◆ What is expected: Gather each line in the entries that includes the string "React".

◆ Recorded data:
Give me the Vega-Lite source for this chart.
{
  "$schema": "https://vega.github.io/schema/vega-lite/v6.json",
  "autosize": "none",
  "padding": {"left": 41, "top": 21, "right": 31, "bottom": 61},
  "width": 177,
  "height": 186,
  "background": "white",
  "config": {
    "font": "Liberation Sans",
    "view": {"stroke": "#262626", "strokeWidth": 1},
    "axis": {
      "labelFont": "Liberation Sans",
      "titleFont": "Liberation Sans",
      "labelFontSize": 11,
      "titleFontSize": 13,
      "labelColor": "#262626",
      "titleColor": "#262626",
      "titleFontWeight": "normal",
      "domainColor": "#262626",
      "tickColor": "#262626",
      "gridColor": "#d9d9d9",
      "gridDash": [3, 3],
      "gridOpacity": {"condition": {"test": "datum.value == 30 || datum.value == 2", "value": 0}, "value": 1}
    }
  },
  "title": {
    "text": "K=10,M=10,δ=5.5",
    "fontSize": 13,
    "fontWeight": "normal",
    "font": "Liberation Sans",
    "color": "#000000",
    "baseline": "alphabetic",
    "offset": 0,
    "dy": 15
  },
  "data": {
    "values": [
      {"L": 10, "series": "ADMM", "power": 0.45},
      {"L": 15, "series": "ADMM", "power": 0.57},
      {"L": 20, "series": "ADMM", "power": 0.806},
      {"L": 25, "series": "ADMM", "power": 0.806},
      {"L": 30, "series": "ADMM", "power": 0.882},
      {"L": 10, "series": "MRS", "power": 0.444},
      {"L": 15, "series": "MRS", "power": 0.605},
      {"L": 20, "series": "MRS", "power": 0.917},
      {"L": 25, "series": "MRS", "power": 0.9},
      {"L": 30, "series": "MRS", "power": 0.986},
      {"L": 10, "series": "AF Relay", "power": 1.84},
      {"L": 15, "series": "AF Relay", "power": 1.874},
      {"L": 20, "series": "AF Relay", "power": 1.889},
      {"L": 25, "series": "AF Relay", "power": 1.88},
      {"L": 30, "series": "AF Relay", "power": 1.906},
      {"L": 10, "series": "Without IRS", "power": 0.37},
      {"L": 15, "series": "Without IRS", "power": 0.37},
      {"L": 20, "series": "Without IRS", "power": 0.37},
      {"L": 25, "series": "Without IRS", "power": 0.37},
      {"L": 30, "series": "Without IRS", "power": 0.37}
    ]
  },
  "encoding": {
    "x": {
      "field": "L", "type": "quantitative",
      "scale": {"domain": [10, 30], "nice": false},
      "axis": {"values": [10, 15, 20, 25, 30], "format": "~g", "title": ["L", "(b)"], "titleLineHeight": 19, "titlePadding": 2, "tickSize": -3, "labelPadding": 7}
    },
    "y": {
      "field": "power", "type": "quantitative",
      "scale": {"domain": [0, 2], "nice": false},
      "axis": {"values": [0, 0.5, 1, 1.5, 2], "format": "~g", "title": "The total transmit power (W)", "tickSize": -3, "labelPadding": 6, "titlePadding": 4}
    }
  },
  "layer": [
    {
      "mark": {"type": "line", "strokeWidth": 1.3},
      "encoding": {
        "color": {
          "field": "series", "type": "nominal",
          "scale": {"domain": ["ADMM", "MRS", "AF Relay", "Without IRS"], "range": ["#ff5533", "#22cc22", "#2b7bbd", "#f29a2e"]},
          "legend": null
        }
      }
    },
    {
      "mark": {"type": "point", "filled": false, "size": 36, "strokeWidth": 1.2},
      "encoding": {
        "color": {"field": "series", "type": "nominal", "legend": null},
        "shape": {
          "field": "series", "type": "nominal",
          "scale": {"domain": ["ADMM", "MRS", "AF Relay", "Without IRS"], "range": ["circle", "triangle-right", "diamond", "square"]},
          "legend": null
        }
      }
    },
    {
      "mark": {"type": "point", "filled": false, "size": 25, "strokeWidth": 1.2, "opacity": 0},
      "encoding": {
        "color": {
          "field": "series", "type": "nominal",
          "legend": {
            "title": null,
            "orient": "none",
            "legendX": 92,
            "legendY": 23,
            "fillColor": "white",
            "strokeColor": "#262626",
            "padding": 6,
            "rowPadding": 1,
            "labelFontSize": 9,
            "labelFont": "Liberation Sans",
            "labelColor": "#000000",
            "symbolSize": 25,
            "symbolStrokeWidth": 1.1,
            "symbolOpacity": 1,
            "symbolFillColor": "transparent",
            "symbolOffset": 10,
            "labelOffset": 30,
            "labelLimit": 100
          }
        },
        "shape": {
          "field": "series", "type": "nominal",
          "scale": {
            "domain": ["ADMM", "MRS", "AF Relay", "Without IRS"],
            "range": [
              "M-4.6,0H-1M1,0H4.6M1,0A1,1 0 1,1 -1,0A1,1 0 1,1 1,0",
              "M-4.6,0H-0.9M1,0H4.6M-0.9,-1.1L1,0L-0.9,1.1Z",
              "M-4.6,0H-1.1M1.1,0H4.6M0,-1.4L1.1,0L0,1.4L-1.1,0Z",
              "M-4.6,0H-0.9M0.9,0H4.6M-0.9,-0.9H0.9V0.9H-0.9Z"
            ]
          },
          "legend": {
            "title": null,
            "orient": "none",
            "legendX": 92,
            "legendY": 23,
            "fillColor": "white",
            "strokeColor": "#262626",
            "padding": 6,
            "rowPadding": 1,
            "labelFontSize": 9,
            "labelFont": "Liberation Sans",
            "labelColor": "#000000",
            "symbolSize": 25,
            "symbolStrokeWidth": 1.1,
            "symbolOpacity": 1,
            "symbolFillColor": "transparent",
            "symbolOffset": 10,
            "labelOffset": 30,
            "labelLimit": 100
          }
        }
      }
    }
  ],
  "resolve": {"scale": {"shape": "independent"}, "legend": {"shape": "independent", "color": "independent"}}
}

--

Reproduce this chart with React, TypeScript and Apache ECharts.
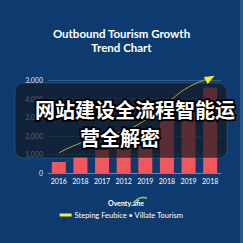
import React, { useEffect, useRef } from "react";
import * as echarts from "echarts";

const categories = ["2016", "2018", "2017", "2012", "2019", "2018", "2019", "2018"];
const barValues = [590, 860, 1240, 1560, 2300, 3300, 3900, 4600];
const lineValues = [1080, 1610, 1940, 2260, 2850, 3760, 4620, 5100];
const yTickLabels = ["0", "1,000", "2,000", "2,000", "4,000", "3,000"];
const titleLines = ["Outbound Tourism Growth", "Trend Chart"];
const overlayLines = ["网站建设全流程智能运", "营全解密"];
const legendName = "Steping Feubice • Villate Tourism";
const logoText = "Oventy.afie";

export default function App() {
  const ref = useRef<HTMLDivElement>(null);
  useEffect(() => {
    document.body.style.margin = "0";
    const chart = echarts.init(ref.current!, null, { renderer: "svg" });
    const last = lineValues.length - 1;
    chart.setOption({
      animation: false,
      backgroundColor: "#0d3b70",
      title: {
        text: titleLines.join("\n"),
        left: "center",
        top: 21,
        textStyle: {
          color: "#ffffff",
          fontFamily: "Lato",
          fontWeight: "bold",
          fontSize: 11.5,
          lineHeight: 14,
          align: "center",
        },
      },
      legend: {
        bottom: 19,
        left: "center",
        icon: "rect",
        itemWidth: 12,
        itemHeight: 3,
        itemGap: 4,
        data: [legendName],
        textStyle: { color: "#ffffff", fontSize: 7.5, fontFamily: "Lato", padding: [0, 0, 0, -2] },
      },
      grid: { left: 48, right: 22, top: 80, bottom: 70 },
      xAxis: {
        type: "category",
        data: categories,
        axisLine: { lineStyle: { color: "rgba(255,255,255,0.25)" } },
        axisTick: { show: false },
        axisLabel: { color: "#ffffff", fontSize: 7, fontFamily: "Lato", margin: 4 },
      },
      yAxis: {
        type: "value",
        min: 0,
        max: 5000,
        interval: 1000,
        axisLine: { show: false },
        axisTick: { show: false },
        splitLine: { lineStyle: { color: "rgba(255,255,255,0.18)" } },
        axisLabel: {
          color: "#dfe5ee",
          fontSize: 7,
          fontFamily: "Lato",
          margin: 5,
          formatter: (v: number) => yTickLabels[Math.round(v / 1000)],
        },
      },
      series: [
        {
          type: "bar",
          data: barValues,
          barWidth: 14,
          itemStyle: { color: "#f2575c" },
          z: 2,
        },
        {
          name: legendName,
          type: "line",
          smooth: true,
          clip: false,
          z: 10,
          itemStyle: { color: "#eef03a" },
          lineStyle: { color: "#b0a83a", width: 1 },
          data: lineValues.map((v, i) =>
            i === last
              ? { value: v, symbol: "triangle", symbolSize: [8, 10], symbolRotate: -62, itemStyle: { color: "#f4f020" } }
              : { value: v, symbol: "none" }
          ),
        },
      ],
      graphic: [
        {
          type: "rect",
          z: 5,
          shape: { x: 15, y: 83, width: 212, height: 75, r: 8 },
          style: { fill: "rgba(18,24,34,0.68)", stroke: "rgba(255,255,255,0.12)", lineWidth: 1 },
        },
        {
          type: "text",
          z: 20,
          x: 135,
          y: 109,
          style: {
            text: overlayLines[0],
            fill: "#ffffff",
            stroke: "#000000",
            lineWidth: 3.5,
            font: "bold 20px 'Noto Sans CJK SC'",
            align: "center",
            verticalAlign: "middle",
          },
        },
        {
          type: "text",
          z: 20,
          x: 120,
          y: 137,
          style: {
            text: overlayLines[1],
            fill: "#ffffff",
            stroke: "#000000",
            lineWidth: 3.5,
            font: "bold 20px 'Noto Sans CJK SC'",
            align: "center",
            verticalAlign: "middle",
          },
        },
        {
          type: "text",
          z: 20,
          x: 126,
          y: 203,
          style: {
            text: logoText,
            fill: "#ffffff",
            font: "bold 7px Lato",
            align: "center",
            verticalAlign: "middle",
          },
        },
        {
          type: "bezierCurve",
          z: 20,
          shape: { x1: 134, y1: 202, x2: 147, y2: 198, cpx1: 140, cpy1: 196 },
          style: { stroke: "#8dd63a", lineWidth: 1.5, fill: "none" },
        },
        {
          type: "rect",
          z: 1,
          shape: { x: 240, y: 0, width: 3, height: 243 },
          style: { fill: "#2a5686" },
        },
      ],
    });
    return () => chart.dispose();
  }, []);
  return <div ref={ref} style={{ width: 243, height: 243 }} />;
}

◆ Exercise result:
Reproduce this chart with React, TypeScript and Apache ECharts.
import React, { useEffect, useRef } from "react";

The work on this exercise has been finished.